== The problem ==
Reproduce, character for character, the lines below from the first through the one with "1200, 1400, 1600];". Leave pictures out.

== Information provided ==
==============================
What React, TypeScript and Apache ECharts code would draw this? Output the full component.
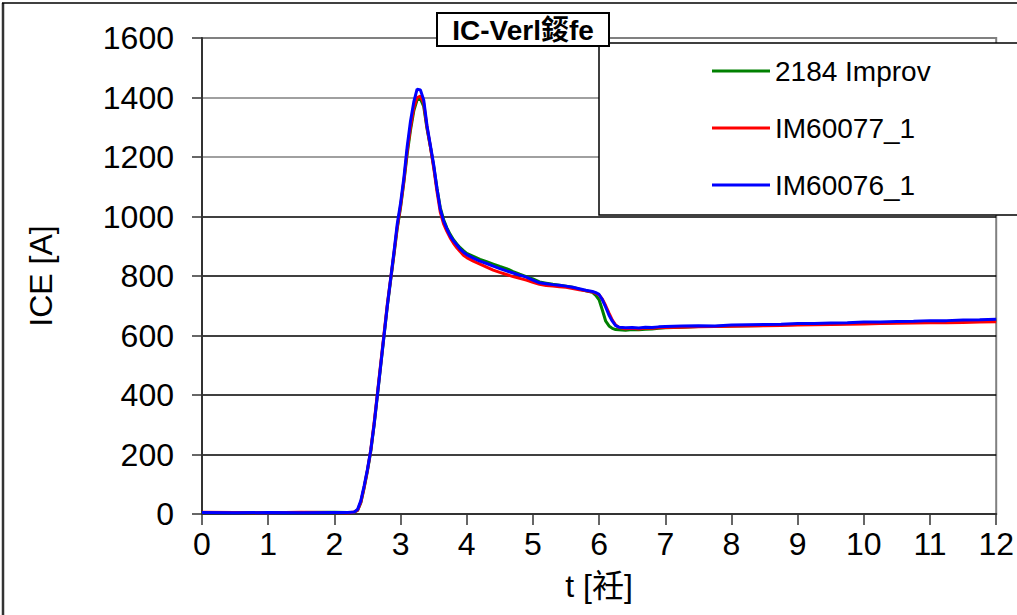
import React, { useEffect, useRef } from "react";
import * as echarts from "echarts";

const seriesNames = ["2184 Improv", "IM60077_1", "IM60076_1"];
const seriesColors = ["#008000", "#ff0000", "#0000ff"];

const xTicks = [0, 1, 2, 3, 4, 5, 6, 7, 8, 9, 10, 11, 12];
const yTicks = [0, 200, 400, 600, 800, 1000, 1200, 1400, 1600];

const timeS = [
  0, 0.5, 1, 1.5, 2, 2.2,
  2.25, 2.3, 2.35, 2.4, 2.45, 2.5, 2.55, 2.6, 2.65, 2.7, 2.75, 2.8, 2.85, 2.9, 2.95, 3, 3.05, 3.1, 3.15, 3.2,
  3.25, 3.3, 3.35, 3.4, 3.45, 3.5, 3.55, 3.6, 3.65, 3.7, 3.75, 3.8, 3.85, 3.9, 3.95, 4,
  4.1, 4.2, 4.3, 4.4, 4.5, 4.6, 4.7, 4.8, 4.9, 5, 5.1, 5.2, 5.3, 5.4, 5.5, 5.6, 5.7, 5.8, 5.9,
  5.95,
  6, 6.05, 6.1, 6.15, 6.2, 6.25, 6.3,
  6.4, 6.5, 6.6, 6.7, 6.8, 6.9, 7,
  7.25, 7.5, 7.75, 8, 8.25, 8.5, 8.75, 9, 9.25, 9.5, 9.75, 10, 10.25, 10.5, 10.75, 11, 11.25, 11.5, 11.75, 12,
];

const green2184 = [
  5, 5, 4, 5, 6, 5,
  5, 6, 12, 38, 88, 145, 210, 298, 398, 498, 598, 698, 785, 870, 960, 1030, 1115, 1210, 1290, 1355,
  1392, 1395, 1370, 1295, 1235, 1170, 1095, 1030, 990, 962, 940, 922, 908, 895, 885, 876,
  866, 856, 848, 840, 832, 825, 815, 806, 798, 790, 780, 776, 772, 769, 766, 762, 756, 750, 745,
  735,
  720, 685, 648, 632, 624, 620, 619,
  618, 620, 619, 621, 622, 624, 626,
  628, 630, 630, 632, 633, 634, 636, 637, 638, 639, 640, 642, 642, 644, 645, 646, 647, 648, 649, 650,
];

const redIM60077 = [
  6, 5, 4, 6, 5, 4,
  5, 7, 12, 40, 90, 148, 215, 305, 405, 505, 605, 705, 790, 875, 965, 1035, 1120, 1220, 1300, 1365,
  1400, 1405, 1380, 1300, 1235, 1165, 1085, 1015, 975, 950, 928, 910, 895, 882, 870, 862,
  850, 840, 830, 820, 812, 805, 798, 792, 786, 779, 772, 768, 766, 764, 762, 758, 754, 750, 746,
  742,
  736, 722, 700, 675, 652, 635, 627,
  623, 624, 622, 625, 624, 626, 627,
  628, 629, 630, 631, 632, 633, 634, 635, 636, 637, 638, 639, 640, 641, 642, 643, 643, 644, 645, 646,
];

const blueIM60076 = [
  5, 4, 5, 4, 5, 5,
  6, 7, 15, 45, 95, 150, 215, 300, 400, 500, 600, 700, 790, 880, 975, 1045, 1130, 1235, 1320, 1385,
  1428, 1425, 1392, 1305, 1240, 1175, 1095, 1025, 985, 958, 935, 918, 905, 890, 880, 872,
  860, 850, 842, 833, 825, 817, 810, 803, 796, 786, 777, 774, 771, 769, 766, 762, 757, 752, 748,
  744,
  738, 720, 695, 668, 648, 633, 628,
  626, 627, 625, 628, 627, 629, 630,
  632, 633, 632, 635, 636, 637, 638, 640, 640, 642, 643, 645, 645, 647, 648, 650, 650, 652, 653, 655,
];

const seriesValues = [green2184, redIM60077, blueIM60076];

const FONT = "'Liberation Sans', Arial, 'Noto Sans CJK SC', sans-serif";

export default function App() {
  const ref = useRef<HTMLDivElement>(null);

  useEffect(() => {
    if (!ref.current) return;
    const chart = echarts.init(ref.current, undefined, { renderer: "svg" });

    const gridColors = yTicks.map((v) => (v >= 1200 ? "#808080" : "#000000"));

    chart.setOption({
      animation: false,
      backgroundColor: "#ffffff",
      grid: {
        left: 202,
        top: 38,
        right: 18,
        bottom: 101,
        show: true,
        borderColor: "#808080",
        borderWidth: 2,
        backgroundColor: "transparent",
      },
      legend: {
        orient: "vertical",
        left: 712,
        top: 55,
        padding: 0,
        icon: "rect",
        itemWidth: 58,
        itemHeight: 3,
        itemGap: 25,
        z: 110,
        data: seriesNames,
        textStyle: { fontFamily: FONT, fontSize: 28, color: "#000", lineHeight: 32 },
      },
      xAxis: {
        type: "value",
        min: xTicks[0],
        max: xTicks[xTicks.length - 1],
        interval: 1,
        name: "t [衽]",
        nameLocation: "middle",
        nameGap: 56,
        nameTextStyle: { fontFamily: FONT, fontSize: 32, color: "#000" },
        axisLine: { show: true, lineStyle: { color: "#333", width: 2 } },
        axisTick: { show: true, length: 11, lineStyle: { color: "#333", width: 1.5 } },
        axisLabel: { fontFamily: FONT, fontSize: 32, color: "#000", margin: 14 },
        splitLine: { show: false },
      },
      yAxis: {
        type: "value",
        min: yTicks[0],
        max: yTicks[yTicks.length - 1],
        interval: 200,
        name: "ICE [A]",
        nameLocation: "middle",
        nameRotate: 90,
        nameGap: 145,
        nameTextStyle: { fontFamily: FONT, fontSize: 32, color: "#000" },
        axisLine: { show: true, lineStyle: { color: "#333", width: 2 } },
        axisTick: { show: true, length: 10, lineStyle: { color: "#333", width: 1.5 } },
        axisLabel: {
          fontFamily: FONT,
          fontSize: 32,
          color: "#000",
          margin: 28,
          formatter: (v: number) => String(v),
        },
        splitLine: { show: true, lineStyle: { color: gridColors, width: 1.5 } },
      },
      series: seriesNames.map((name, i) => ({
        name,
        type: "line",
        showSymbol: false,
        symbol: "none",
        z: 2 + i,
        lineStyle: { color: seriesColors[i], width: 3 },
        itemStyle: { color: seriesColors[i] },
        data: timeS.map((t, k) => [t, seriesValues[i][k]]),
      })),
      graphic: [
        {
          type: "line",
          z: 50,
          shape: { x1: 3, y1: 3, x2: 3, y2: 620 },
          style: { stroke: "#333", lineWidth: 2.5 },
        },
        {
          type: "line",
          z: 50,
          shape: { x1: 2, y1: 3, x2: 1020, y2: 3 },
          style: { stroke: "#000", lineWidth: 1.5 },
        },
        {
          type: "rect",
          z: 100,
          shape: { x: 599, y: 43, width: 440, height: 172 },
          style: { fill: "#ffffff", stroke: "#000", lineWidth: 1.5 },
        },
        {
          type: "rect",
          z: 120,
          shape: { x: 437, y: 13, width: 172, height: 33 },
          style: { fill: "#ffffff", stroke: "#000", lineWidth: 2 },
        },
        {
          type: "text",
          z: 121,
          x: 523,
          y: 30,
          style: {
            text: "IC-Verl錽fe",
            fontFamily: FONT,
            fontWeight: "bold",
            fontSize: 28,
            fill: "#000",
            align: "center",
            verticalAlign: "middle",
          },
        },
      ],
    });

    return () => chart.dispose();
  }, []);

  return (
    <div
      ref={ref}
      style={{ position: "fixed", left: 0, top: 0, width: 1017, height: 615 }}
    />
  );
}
==============================
== Finished task ==
What React, TypeScript and Apache ECharts code would draw this? Output the full component.
import React, { useEffect, useRef } from "react";
import * as echarts from "echarts";

const seriesNames = ["2184 Improv", "IM60077_1", "IM60076_1"];
const seriesColors = ["#008000", "#ff0000", "#0000ff"];

const xTicks = [0, 1, 2, 3, 4, 5, 6, 7, 8, 9, 10, 11, 12];
const yTicks = [0, 200, 400, 600, 800, 1000, 1200, 1400, 1600];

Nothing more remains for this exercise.